Brad Pitt has the formula for success | Robert Hutton

This article is taken from the August-September 2025 issue of The Critic. To get the full magazine why not subscribe? Right now we’re offering five issues for just £25.


It’s blockbuster season, with race cars, zombies and superheroes fighting for control of cinemas whose chief appeal may be that they have air conditioning. First up: F1, with Brad Pitt as — stop me if you’ve heard this one before — an aging racing driver tempted back for one last job.

It’s written by Ehren Kruger and directed by Joseph Kosinski, who last worked together on Top Gun: Maverick, which starred Tom Cruise as an ageing fighter pilot tempted back for one last job. The similarities don’t end there.

Both see an actor who was huge at the end of the last century mentoring a bunch of younger actors whose names you struggle to remember. Both feature sequences involving powerful machines moving very fast, made possible by small high-definition cameras, that are breathtaking. Both feature beautiful people acting whilst wearing huge helmets.

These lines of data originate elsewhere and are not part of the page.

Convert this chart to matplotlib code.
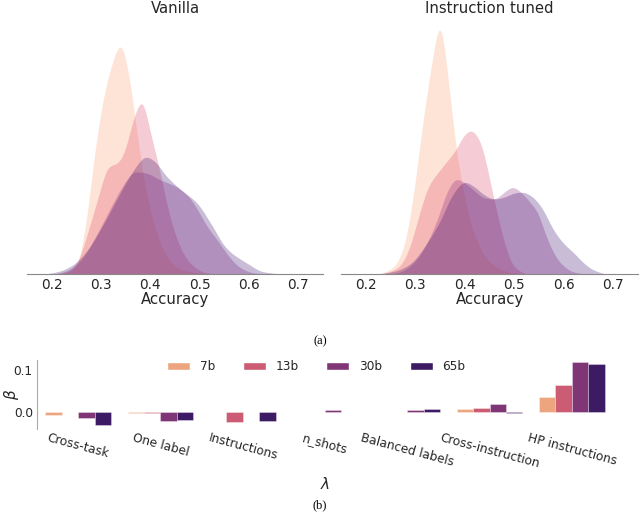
import numpy as np
import matplotlib
matplotlib.use("Agg")
import matplotlib.pyplot as plt
import matplotlib.colors as mcolors
from matplotlib.patches import Patch
import colorsys

# ---------------- data ----------------
sizes = ["7b", "13b", "30b", "65b"]

# density curves (accuracy, density)
van_7b_x = [0.20, 0.23, 0.25, 0.27, 0.285, 0.30, 0.32, 0.34, 0.355, 0.37, 0.39, 0.41, 0.43, 0.46, 0.50, 0.55]
van_7b_y = [0, 0.04, 0.28, 2.08, 4.44, 6.44, 8.16, 9.08, 8.04, 6.0, 3.4, 1.8, 0.8, 0.2, 0.04, 0]
van_13b_x = [0.20, 0.23, 0.25, 0.275, 0.295, 0.315, 0.335, 0.35, 0.365, 0.383, 0.40, 0.42, 0.435, 0.455, 0.48, 0.515, 0.55]
van_13b_y = [0, 0.08, 0.4, 1.76, 3.08, 4.24, 4.4, 4.96, 6.08, 6.84, 5.6, 4.0, 2.64, 1.32, 0.44, 0.04, 0]
van_30b_x = [0.20, 0.23, 0.26, 0.29, 0.32, 0.345, 0.368, 0.39, 0.42, 0.45, 0.475, 0.495, 0.515, 0.535, 0.56, 0.58, 0.61, 0.64]
van_30b_y = [0, 0.12, 0.56, 1.52, 2.64, 3.52, 4.04, 4.0, 3.72, 3.48, 3.12, 2.56, 1.88, 1.36, 0.68, 0.28, 0.04, 0]
van_65b_x = [0.18, 0.21, 0.24, 0.27, 0.30, 0.33, 0.36, 0.38, 0.39, 0.41, 0.43, 0.46, 0.495, 0.52, 0.555, 0.595, 0.63, 0.68]
van_65b_y = [0, 0.08, 0.32, 0.88, 1.8, 2.88, 3.92, 4.48, 4.64, 4.44, 3.92, 3.36, 2.8, 2.08, 1.0, 0.44, 0.08, 0]

ins_7b_x = [0.22, 0.257, 0.277, 0.293, 0.313, 0.333, 0.35, 0.367, 0.38, 0.40, 0.42, 0.45, 0.49, 0.53]
ins_7b_y = [0, 0.28, 1.08, 2.68, 5.64, 8.28, 9.88, 7.64, 5.36, 3.0, 1.52, 0.48, 0.08, 0]
ins_13b_x = [0.22, 0.245, 0.267, 0.287, 0.307, 0.327, 0.347, 0.365, 0.38, 0.40, 0.413, 0.427, 0.44, 0.453, 0.467, 0.48, 0.50, 0.53]
ins_13b_y = [0, 0.08, 0.28, 0.96, 2.28, 3.48, 4.04, 4.48, 4.84, 5.52, 5.68, 5.4, 4.68, 3.48, 2.28, 1.24, 0.28, 0]
ins_30b_x = [0.24, 0.27, 0.29, 0.313, 0.33, 0.347, 0.365, 0.383, 0.40, 0.42, 0.44, 0.46, 0.48, 0.497, 0.515, 0.53, 0.547, 0.567, 0.593, 0.62, 0.65]
ins_30b_y = [0, 0.08, 0.32, 0.84, 1.48, 2.28, 3.28, 3.76, 3.6, 3.28, 3.0, 2.96, 3.24, 3.44, 3.2, 2.88, 2.44, 1.36, 0.44, 0.08, 0]
ins_65b_x = [0.22, 0.26, 0.29, 0.32, 0.35, 0.375, 0.40, 0.42, 0.44, 0.46, 0.48, 0.50, 0.517, 0.535, 0.555, 0.58, 0.60, 0.62, 0.64, 0.66, 0.69]
ins_65b_y = [0, 0.12, 0.4, 1.12, 2.08, 3.12, 3.64, 3.44, 3.12, 2.96, 3.04, 3.2, 3.24, 3.08, 2.64, 1.72, 1.2, 0.84, 0.44, 0.16, 0]

panels = {
    "Vanilla": [(van_7b_x, van_7b_y), (van_13b_x, van_13b_y), (van_30b_x, van_30b_y), (van_65b_x, van_65b_y)],
    "Instruction tuned": [(ins_7b_x, ins_7b_y), (ins_13b_x, ins_13b_y), (ins_30b_x, ins_30b_y), (ins_65b_x, ins_65b_y)],
}
acc_ticks = [0.2, 0.3, 0.4, 0.5, 0.6, 0.7]

categories = ["Cross-task", "One label", "Instructions", "n_shots",
              "Balanced labels", "Cross-instruction", "HP instructions"]
beta_7b = [-0.008, -0.003, 0.0, 0.0, 0.0, 0.007, 0.035]
beta_13b = [0.0, -0.004, -0.026, -0.002, 0.0, 0.009, 0.065]
beta_30b = [-0.015, -0.022, -0.002, 0.004, 0.004, 0.018, 0.118]
beta_65b = [-0.032, -0.020, -0.022, 0.0, 0.005, -0.004, 0.114]
betas = [beta_7b, beta_13b, beta_30b, beta_65b]

# ---------------- helpers ----------------
def pchip(x, y, xs):
    x = np.asarray(x, float); y = np.asarray(y, float)
    h = np.diff(x); d = np.diff(y) / h
    m = np.zeros_like(y)
    for k in range(1, len(x) - 1):
        if d[k - 1] * d[k] > 0:
            w1 = 2 * h[k] + h[k - 1]; w2 = h[k] + 2 * h[k - 1]
            m[k] = (w1 + w2) / (w1 / d[k - 1] + w2 / d[k])
    out = np.zeros_like(xs)
    for i, xv in enumerate(xs):
        if xv <= x[0] or xv >= x[-1]:
            out[i] = 0.0
            continue
        k = np.searchsorted(x, xv) - 1
        t = (xv - x[k]) / h[k]
        h00 = 2 * t**3 - 3 * t**2 + 1; h10 = t**3 - 2 * t**2 + t
        h01 = -2 * t**3 + 3 * t**2; h11 = t**3 - t**2
        out[i] = h00 * y[k] + h10 * h[k] * m[k] + h01 * y[k + 1] + h11 * h[k] * m[k + 1]
    return np.clip(out, 0, None)

def smooth(xs, ys, sigma):
    step = xs[1] - xs[0]
    n = int(4 * sigma / step)
    k = np.exp(-0.5 * (np.arange(-n, n + 1) * step / sigma) ** 2)
    k /= k.sum()
    return np.convolve(ys, k, mode="same")

def desaturate(c, prop):
    r, g, b = mcolors.to_rgb(c)
    hh, l, s = colorsys.rgb_to_hls(r, g, b)
    return colorsys.hls_to_rgb(hh, l, s * prop)

cmap = matplotlib.colormaps["magma"]
base_cols = [cmap(v) for v in (0.8, 0.6, 0.4, 0.2)]
bar_cols = [desaturate(c, 0.75) for c in base_cols]

# ---------------- figure ----------------
fig = plt.figure(figsize=(6.4, 5.16), dpi=100)
W, H = 640.0, 516.0

def axpos(x0, y0, x1, y1):
    return [x0 / W, 1 - y1 / H, (x1 - x0) / W, (y1 - y0) / H]

grid = np.linspace(0.12, 0.78, 661)
for (name, curves), pos in zip(panels.items(), [(27, 21, 323, 274), (341, 21, 638, 274)]):
    ax = fig.add_axes(axpos(*pos))
    for (cx, cy), col in zip(curves, base_cols):
        dens = smooth(grid, pchip(cx, cy, grid), 0.005)
        ax.fill_between(grid, dens, 0, color=col, alpha=0.28, linewidth=0)
    ax.set_xlim(0.15, 0.75)
    ax.set_ylim(0, 10.0)
    ax.set_xticks(acc_ticks)
    ax.set_xticklabels([f"{t:.1f}" for t in acc_ticks])
    ax.set_yticks([])
    for s in ("top", "right", "left"):
        ax.spines[s].set_visible(False)
    ax.spines["bottom"].set_color("#888888")
    ax.tick_params(axis="x", length=0, pad=3, labelsize=9.8, colors="#262626")
    ax.set_xlabel("Accuracy", fontsize=10.7, labelpad=0, color="#262626")
    ax.set_title(name, fontsize=10.7, color="#262626", pad=6)

fig.text(320 / W, 1 - 341 / H, "(a)", ha="center", va="center",
         family="Liberation Serif", fontsize=9)

# bottom bar chart
bx = fig.add_axes(axpos(37, 360, 613, 429))
n = len(sizes)
w = 0.8 / n
xs = np.arange(len(categories))
for j, (vals, col) in enumerate(zip(betas, bar_cols)):
    bx.bar(xs + (j - (n - 1) / 2) * w, vals, width=w, color=col,
           edgecolor=(1, 1, 1, 0.6), linewidth=0.4, label=sizes[j])
bx.set_xlim(-0.5, len(categories) - 0.5)
bx.set_ylim(-0.042, 0.124)
bx.set_yticks([0.0, 0.1])
bx.set_yticklabels(["0.0", "0.1"])
bx.set_xticks(xs)
bx.set_xticklabels(categories, rotation=-15, ha="center", va="top", rotation_mode="default")
for s in ("top", "right", "bottom"):
    bx.spines[s].set_visible(False)
bx.spines["left"].set_color("#aaaaaa")
bx.tick_params(axis="both", length=0, labelsize=8.7, colors="#262626")
bx.tick_params(axis="x", pad=2)
bx.tick_params(axis="y", pad=3)
bx.set_ylabel(r"$\beta$", fontsize=11, color="#262626")
bx.yaxis.set_label_coords(-0.028, 0.5)
bx.set_xlabel(r"$\lambda$", fontsize=11, labelpad=4, color="#262626")
handles = [Patch(facecolor=c, edgecolor="white", label=s) for c, s in zip(bar_cols, sizes)]
leg = bx.legend(handles=handles, ncol=4, loc="center", bbox_to_anchor=(0.485, 0.9),
                frameon=False, fontsize=8.7, handlelength=1.9, handleheight=0.65,
                handletextpad=0.8, columnspacing=2.3)
for t in leg.get_texts():
    t.set_color("#262626")

fig.text(320 / W, 1 - 505 / H, "(b)", ha="center", va="center",
         family="Liberation Serif", fontsize=9)

fig.savefig("out.png", dpi=100)
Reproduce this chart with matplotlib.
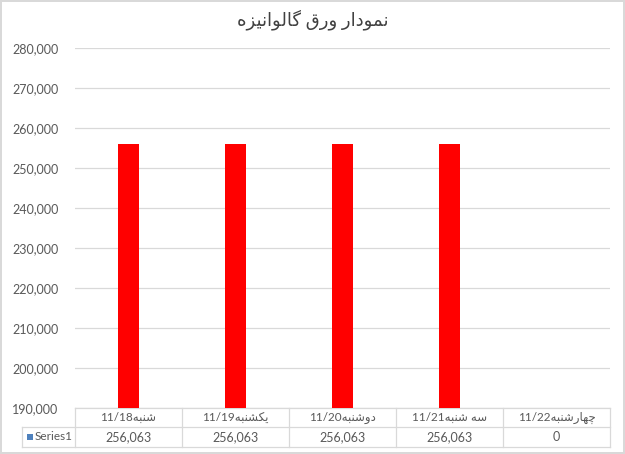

Brad Pitt in F1 (Photo credit: Apple/Warner Bros./IMDB; Sony/IMDB)

And both feature antagonists who are vague and absent. With Maverick, the decision not to say which nuclear-curious country the US was bombing (let’s face it, probably Iran) felt like a market-maximising political decision. With F1, you feel there’s a more nakedly commercial force at work.

To watch this film is to feel the weight of its sheer effort to sell its product. More than Barbie or The Lego Movie or Transformers, this is a film that wants you to understand that Formula 1 is the summit of human achievement. See the fly-bys, the glamorous locations, the beautiful cars.

There’s less emphasis on the beautiful women than there would have been 30 years ago because the Formula 1 product is a wholesome one that the whole family can enjoy. Even when Pitt goes to bed with someone, it’s incredibly chaste. Maverick had that quality too, but it seemed a function of Cruise’s increasing distance from the rest of humanity. With Pitt, who still oozes raw sexuality, it just feels strange.

The film is enjoyable in an utterly predictable way, but you feel the filmmakers negotiating a tricky series of turns laid out for them by the product they’re trying to sell.

Apple apparently has a rule that characters aren’t allowed to use iPhones if they’re villains. In the same way F1 is constrained in how people associated with the Formula One product can be portrayed.

No one here is mean or incompetent. There are no bullies. The drivers love their mothers. The racing is exciting but not too dangerous: a horrific crash just puts a driver out for a couple of races. When an antagonist eventually has to appear, it’s made clear to us that they were someone who never really understood the Formula 1 product. No real fan of the Formula 1 product could ever be an antagonist.

Lewis Hamilton is listed as a producer at the start, creating possibly the biggest cliffhanger in the film: how will he be allowed to lose a race in a way that doesn’t imply that he’s an inferior driver?

And we haven’t even got to the product placement. The cars and the drivers are plastered with logos but so is the screenplay, with sponsors namechecked constantly. In one shot of a driver’s kitchen there are two Ninja products, their logos turned towards the camera. I began to feel as though I had overdosed on capitalism.

Photo credit: Apple/Warner Bros./IMDB; Sony/IMDB

As a cure, I turned to 28 Years Later, where the two societies on offer are commune and zombie. Back in 2002, 28 Days Later helped kick off a run of high-end zombie tales. My appetite for horror is small, but this was a clever British film with something fresh to say. Writer Alex Garland and director Danny Boyle have reunited for a film set in the same world.

A generation after the previous film, Britain has been quarantined from the rest of Europe. Sadly, it is unable to make full use of the Brexit freedoms because more or less the entire population is infected by a virus that fills them with rage and makes them want to eat human flesh.

Only the island of Lindisfarne remains safe, protected by the sea and a watchful population. Jamie, played by Aaron Taylor-Johnson, is a scavenger, licensed to visit the mainland in search of supplies, who’s decided it’s time to take his 12-year-old son Spike, played very well by Alfie Williams, with him. This is a superior horror that thinks about the world it is creating. It was, by the end, quite moving. A sequel will be out next year.

It’s the kind of film that, 40 years ago, would have appeared late on a Sunday evening, after a quirky introduction from a gaunt man with his T-shirt tucked into his jeans. The British Film Institute is in the midst of a season celebrating BBC2’s Moviedrome strand.

It’s hard to remember now what life was like when the films you could see were essentially chosen for you by channel controllers and the proprietor of your local video rental shop. Moviedrome, launched in 1988 and initially fronted by director Alex Cox, gave us films that were different or interesting. They weren’t all obscure: I saw An American Werewolf in London and The Terminator here. But for many of us, it revealed a world beyond Blockbuster.